WORK REQUIRED: Write out, word for word, every line from the first one through the line that holds "from matplotlib.ticker import", and nothing else; skip the pictures.

DATA:
* * *

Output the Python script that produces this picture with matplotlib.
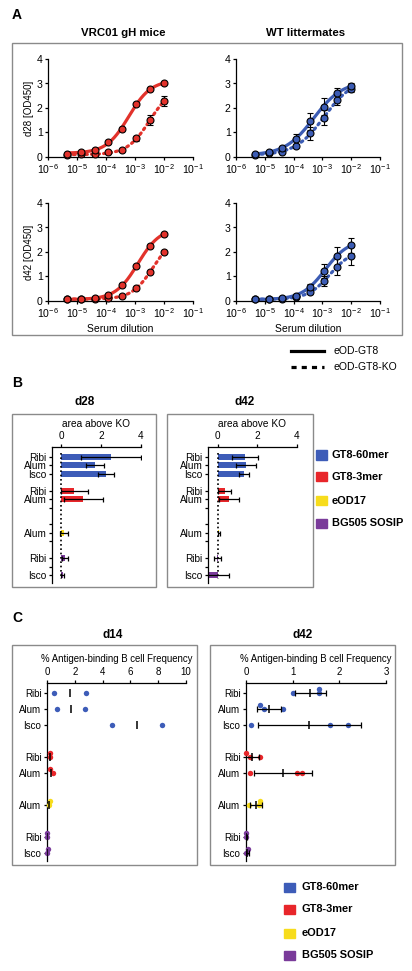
import numpy as np
import matplotlib
matplotlib.use('Agg')
from matplotlib import pyplot as plt
from matplotlib.patches import Rectangle
from matplotlib.lines import Line2D
from matplotlib.ticker import FixedLocator, FuncFormatter, NullLocator

plt.rcParams['font.family'] = ['Liberation Sans', 'DejaVu Sans']
plt.rcParams['mathtext.default'] = 'regular'

W, H = 412, 971

# ---- A: ELISA, OD450 vs serum dilution ----
dilution = [1e-2, 3.3e-3, 1.1e-3, 3.7e-4, 1.2e-4, 4.1e-5, 1.4e-5, 4.6e-6]

vrc_d28_gt8 = [3.0, 2.78, 2.17, 1.15, 0.63, 0.3, 0.22, 0.12]
vrc_d28_gt8_err = [0.04, 0.05, 0.05, 0.04, 0.03, 0.02, 0.02, 0.02]
vrc_d28_ko = [2.27, 1.5, 0.76, 0.27, 0.19, 0.11, 0.11, 0.1]
vrc_d28_ko_err = [0.2, 0.2, 0.1, 0.04, 0.03, 0.02, 0.02, 0.02]

wt_d28_gt8 = [2.9, 2.6, 2.05, 1.45, 0.75, 0.36, 0.21, 0.12]
wt_d28_gt8_err = [0.1, 0.22, 0.35, 0.33, 0.2, 0.08, 0.05, 0.03]
wt_d28_ko = [2.77, 2.33, 1.6, 0.96, 0.45, 0.22, 0.15, 0.1]
wt_d28_ko_err = [0.1, 0.2, 0.3, 0.25, 0.1, 0.05, 0.03, 0.02]

vrc_d42_gt8 = [2.73, 2.25, 1.44, 0.64, 0.23, 0.12, 0.08, 0.08]
vrc_d42_gt8_err = [0.04, 0.04, 0.04, 0.03, 0.02, 0.02, 0.02, 0.02]
vrc_d42_ko = [1.99, 1.19, 0.52, 0.2, 0.12, 0.1, 0.07, 0.07]
vrc_d42_ko_err = [0.04, 0.04, 0.03, 0.02, 0.02, 0.02, 0.02, 0.02]

wt_d42_gt8 = [2.27, 1.84, 1.23, 0.58, 0.22, 0.12, 0.08, 0.07]
wt_d42_gt8_err = [0.3, 0.38, 0.3, 0.1, 0.05, 0.03, 0.02, 0.02]
wt_d42_ko = [1.84, 1.4, 0.81, 0.36, 0.15, 0.1, 0.08, 0.07]
wt_d42_ko_err = [0.38, 0.35, 0.2, 0.08, 0.04, 0.03, 0.02, 0.02]

# ---- B: area above KO ----
immunogens = ['GT8-60mer', 'GT8-3mer', 'eOD17', 'BG505 SOSIP']
adjuvants = ['Ribi', 'Alum', 'Isco']
b_immunogen = ['GT8-60mer', 'GT8-60mer', 'GT8-60mer', 'GT8-3mer', 'GT8-3mer',
               'eOD17', 'BG505 SOSIP', 'BG505 SOSIP']
b_adjuvant = ['Ribi', 'Alum', 'Isco', 'Ribi', 'Alum', 'Alum', 'Ribi', 'Isco']
d28_area = [2.5, 1.7, 2.23, 0.67, 1.12, 0.15, 0.2, 0.08]
d28_sd = [1.5, 0.47, 0.4, 0.66, 0.96, 0.2, 0.15, 0.07]
d42_area = [1.37, 1.42, 1.3, 0.34, 0.55, 0.05, -0.02, -0.47]
d42_sd = [0.65, 0.52, 0.25, 0.34, 0.5, 0.04, 0.18, 1.05]

# ---- C: antigen-binding B cell frequency (%) ----
c_immunogen = b_immunogen
c_adjuvant = b_adjuvant
c_d14 = [[0.48, 2.8], [0.72, 2.7], [4.7, 8.27], [0.2, 0.2], [0.4, 0.2],
         [0.15, 0.2], [0.02, 0.03], [0.02, 0.04]]
c_d42 = [[1.0, 1.57, 1.57], [0.39, 0.29, 0.79], [0.1, 1.79, 2.18],
         [0.09, 0.3, 0.0], [0.09, 1.09, 1.2], [0.06, 0.27, 0.3],
         [0.0, 0.01], [0.0, 0.05]]

colors = {'GT8-60mer': '#3d5cb8', 'GT8-3mer': '#e8262a',
          'eOD17': '#f7dc1c', 'BG505 SOSIP': '#7a3b9a'}
RED = '#e2322b'
BLUE = '#3c5cb4'

fig = plt.figure(figsize=(W / 100, H / 100), dpi=100)


def px_axes(l, t, r, b):
    return fig.add_axes([l / W, 1 - b / H, (r - l) / W, (b - t) / H])


def box(l, t, r, b):
    fig.add_artist(Rectangle((l / W, 1 - b / H), (r - l) / W, (b - t) / H,
                             transform=fig.transFigure, fill=False,
                             ec='#8a8a8a', lw=1.0))


def text(x, y, s, **kw):
    kw.setdefault('ha', 'center')
    kw.setdefault('va', 'center')
    fig.text(x / W, 1 - y / H, s, **kw)


def fit_curve(x, y):
    # 4-parameter logistic in log10(dilution), grid search on EC50 and slope
    lx = np.log10(x)
    y = np.asarray(y, float)
    best = None
    for c in np.linspace(-5.5, -0.5, 126):
        for h in np.linspace(0.4, 3.0, 40):
            s = 1 / (1 + 10 ** ((c - lx) * h))
            A = np.column_stack([1 - s, s])
            coef = np.linalg.lstsq(A, y, rcond=None)[0]
            err = np.sum((A @ coef - y) ** 2)
            if best is None or err < best[0]:
                best = (err, c, h, coef)
    _, c, h, (bot, top) = best
    xs = np.logspace(lx.min(), lx.max(), 200)
    s = 1 / (1 + 10 ** ((c - np.log10(xs)) * h))
    return xs, bot + (top - bot) * s


def elisa(ax, col, gt8, gt8_err, ko, ko_err, ylabel, xlabel):
    for vals, err, ls in [(ko, ko_err, (0, (0.6, 1.3))), (gt8, gt8_err, '-')]:
        xs, ys = fit_curve(dilution, vals)
        ax.plot(xs, ys, color=col, lw=2.3, ls=ls, dash_capstyle='round',
                zorder=2)
        ax.errorbar(dilution, vals, yerr=err, fmt='o', color=col, ms=5,
                    mec='k', mew=0.8, ecolor='k', elinewidth=0.8, capsize=2,
                    capthick=0.8, zorder=3, clip_on=False)
    ax.set_xscale('log')
    ax.set_xlim(1e-6, 1e-1)
    ax.set_ylim(0, 4)
    ax.xaxis.set_major_locator(FixedLocator([10.0 ** k for k in range(-6, 0)]))
    ax.xaxis.set_minor_locator(NullLocator())
    ax.xaxis.set_major_formatter(
        FuncFormatter(lambda v, p: r'$10^{%d}$' % round(np.log10(v))))
    ax.set_yticks([0, 1, 2, 3, 4])
    for s in ['top', 'right']:
        ax.spines[s].set_visible(False)
    for s in ['left', 'bottom']:
        ax.spines[s].set_linewidth(0.9)
    ax.tick_params(labelsize=7.6, length=2.5, width=0.9, pad=1.2)
    ax.patch.set_alpha(0)
    if ylabel:
        ax.set_ylabel(ylabel, fontsize=7, labelpad=2)
    if xlabel:
        ax.set_xlabel(xlabel, fontsize=7.5, labelpad=3)


text(17, 15, 'A', fontsize=10, fontweight='bold')
text(123, 33, 'VRC01 gH mice', fontsize=8.2, fontweight='bold')
text(306, 33, 'WT littermates', fontsize=8.2, fontweight='bold')
box(12, 43, 402, 335)

elisa(px_axes(48, 59, 193, 157), RED, vrc_d28_gt8, vrc_d28_gt8_err,
      vrc_d28_ko, vrc_d28_ko_err, 'd28 [OD450]', None)
elisa(px_axes(236, 59, 380, 157), BLUE, wt_d28_gt8, wt_d28_gt8_err,
      wt_d28_ko, wt_d28_ko_err, None, None)
elisa(px_axes(48, 203, 193, 301), RED, vrc_d42_gt8, vrc_d42_gt8_err,
      vrc_d42_ko, vrc_d42_ko_err, 'd42 [OD450]', 'Serum dilution')
elisa(px_axes(236, 203, 380, 301), BLUE, wt_d42_gt8, wt_d42_gt8_err,
      wt_d42_ko, wt_d42_ko_err, None, 'Serum dilution')

fig.add_artist(Line2D([291 / W, 324 / W], [1 - 351 / H] * 2,
                      transform=fig.transFigure, color='k', lw=2.3))
fig.add_artist(Line2D([291 / W, 324 / W], [1 - 367 / H] * 2,
                      transform=fig.transFigure, color='k', lw=2.3,
                      ls=(0, (1.6, 1.6))))
text(333, 351, 'eOD-GT8', fontsize=7.5, ha='left')
text(333, 367, 'eOD-GT8-KO', fontsize=7.5, ha='left')


# ---- B ----
def row_pos(imm, adj):
    return immunogens.index(imm) * 4 + adjuvants.index(adj)


def area_panel(ax, vals, sd, xmin):
    pos = [row_pos(i, a) for i, a in zip(b_immunogen, b_adjuvant)]
    cols = [colors[i] for i in b_immunogen]
    ax.barh(pos, vals, height=0.72, color=cols, zorder=2)
    ax.errorbar(vals, pos, xerr=sd, fmt='none', ecolor='k', elinewidth=0.9,
                capsize=1.8, capthick=0.9, zorder=3)
    ax.plot([0, 0], [-0.45, 14.45], color='k', lw=1.2, ls=(0, (1, 1.6)),
            zorder=4)
    ticks = [g * 4 + k for g in range(len(immunogens)) for k in range(3)]
    labels = [a if p in pos else '' for p, a in
              zip(ticks, adjuvants * len(immunogens))]
    ax.set_yticks(ticks)
    ax.set_yticklabels(labels)
    ax.set_ylim(14.95, -1.19)
    ax.set_xlim(xmin, 4)
    ax.set_xticks([0, 2, 4])
    ax.xaxis.set_ticks_position('top')
    ax.xaxis.set_label_position('top')
    ax.set_xlabel('area above KO', fontsize=7.3, labelpad=3)
    for s in ['bottom', 'right']:
        ax.spines[s].set_visible(False)
    for s in ['left', 'top']:
        ax.spines[s].set_linewidth(0.9)
    ax.tick_params(labelsize=7.2, length=2.5, width=0.9, pad=1.5)
    ax.patch.set_alpha(0)


text(17, 383, 'B', fontsize=10, fontweight='bold')
text(85, 402, 'd28', fontsize=8.5, fontweight='bold')
text(245, 402, 'd42', fontsize=8.5, fontweight='bold')
box(12, 414, 156, 587)
box(167, 414, 313, 587)
area_panel(px_axes(52, 447, 141, 583), d28_area, d28_sd, -0.45)
area_panel(px_axes(208, 447, 297, 583), d42_area, d42_sd, -0.5)


def legend(x_patch, x_text, ys):
    for name, y in zip(immunogens, ys):
        fig.add_artist(Rectangle((x_patch / W, 1 - (y + 4.5) / H), 11 / W,
                                 9 / H, transform=fig.transFigure,
                                 color=colors[name]))
        text(x_text, y, name, fontsize=7.9, fontweight='bold', ha='left')


legend(316, 332, [455, 477, 501, 523])


# ---- C ----
def freq_panel(ax, data, xmax, px_per_unit, show_sd):
    group = [immunogens.index(i) for i in c_immunogen]
    pos = [k + g for k, g in enumerate(group)]
    for p, imm, pts in zip(pos, c_immunogen, data):
        offs = []
        for i, v in enumerate(pts):
            n = sum(abs(v - pts[j]) * px_per_unit < 5 for j in range(i))
            offs.append([0, -0.22, 0.22][n % 3])
        ax.plot(pts, [p + o for o in offs], 'o', color=colors[imm], ms=3.9,
                mew=0, zorder=3, clip_on=False)
        m = np.mean(pts)
        if show_sd:
            ax.errorbar([m], [p], xerr=[np.std(pts, ddof=1)], fmt='none',
                        ecolor='k', elinewidth=0.9, capsize=2.2,
                        capthick=0.9, zorder=4)
        ax.plot([m], [p], marker='|', color='k', ms=6, mew=1.1, zorder=4)
    ax.set_yticks(pos)
    ax.set_yticklabels(c_adjuvant)
    ax.set_ylim(10.5, -0.625)
    ax.set_xlim(0, xmax)
    ax.xaxis.set_ticks_position('top')
    ax.xaxis.set_label_position('top')
    ax.set_xlabel('% Antigen-binding B cell Frequency', fontsize=6.9,
                  labelpad=4)
    for s in ['bottom', 'right']:
        ax.spines[s].set_visible(False)
    for s in ['left', 'top']:
        ax.spines[s].set_linewidth(0.9)
    ax.tick_params(labelsize=7, length=2.5, width=0.9, pad=1.5)
    ax.patch.set_alpha(0)


text(17, 618, 'C', fontsize=10, fontweight='bold')
text(113, 635, 'd14', fontsize=8.5, fontweight='bold')
text(303, 635, 'd42', fontsize=8.5, fontweight='bold')
box(12, 645, 197, 865)
box(210, 645, 395, 865)
ax = px_axes(47, 683, 186, 861)
freq_panel(ax, c_d14, 10, 13.9, False)
ax.set_xticks([0, 2, 4, 6, 8, 10])
ax = px_axes(246, 683, 386, 861)
freq_panel(ax, c_d42, 3, 46.6, True)
ax.set_xticks([0, 1, 2, 3])

legend(284, 302, [887, 909, 933, 955])

fig.savefig('out.png', dpi=100)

* * *

WRITTEN ANSWER:
Output the Python script that produces this picture with matplotlib.
import numpy as np
import matplotlib
matplotlib.use('Agg')
from matplotlib import pyplot as plt
from matplotlib.patches import Rectangle
from matplotlib.lines import Line2D
from matplotlib.ticker import FixedLocator, FuncFormatter, NullLocator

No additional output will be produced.